In the weeks before Tết Trung Thu, you will see and hear groups of lion dancers practicing on the streets. Mooncake stalls appear on every other corner, pop-ups with elaborately decorated boxes filled with a variety of mystery cakes and fillings. City districts team up with preparations of toys, lanterns and colourful masks in anticipation. The most popular Trung Thu lantern is a star made with red cellophane. You’ll see these lanterns for sale on streets all over Vietnam in the days leading up to the festival.

Mooncake madness

Mooncakes are best enjoyed with a hot cup of green tea. 

All across Vietnam, families welcome Tết Trung Thu by placing a five-fruit tray and cakes on our ancestral altar. We offer the food to our ancestors and worship, before feasting on mooncakes -- usually outside under the light of the moon.
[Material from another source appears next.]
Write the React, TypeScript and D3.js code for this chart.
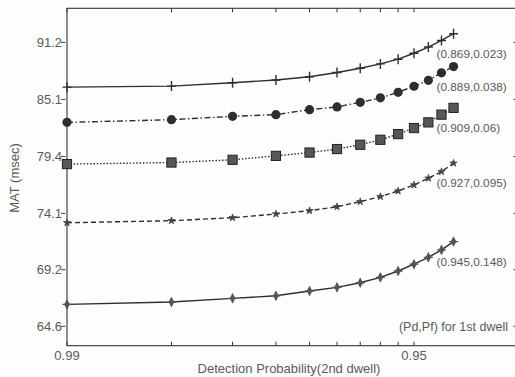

Round or square, these cakes are moulded with elaborate details of flowers, carp and geometric patterns.

The two most common types are bánh dẻo (soft, sticky cakes with a mochi-texture) and bánh nướng (baked cakes with a thick wheat crust). Mooncakes in Vietnam come in a seemingly infinite variety of flavours, both sweet and savoury. Feel free to buy a box of mooncakes to enjoy yourself, or to share with your Vietnamese friends and hosts.

Moonlit celebrations

Families pick up lanterns, toys and treats in the alleyways of Ho Chi Minh City's Cholon District. 

On the night of the full moon, children bearing brightly coloured lanterns form raucous processions and tour their neighbourhoods singing songs. You will see a male dancer wearing a round happy-faced mask that symbolises the moon. He urges the lion dancers on and delights the crowd with his comical moves. This is the Earth God, Ông Địa, who represents the fullness of the earth and reminds onlookers to give thanks for its bounty. Ông Địa always brings joy and puts a smile on every Vietnamese child's face. 

Lion dancing

mid-autumn festival Vietnam 2020Lion heads on display for purchase in Ho Chi Minh City. 

Lion dancing or múa lân is an essential element of the Mid-autumn festivities. Groups of children gather, each carrying a red lantern. Everyone sings along to the cheerful Mid-autumn Festival songs memorized since childhood. Excitement peaks when drumbeats ring out from down the dark street. The smaller kids shrink back and the older ones run forward as a mythical lion bursts into their courtyard, its giant head and sinuous body borne by a team of acrobatic dancers.

With its gaping mouth and protruding eyes, the lion is both comical and formidable. The dancers lunge closer to the crowd, making the kids scream and laugh at their antics. Under the light of the full moon, the lion’s red sequined body sparkles as it dances. For Vietnamese children, not much else beats this spectacular performance on the night of Trung Thu.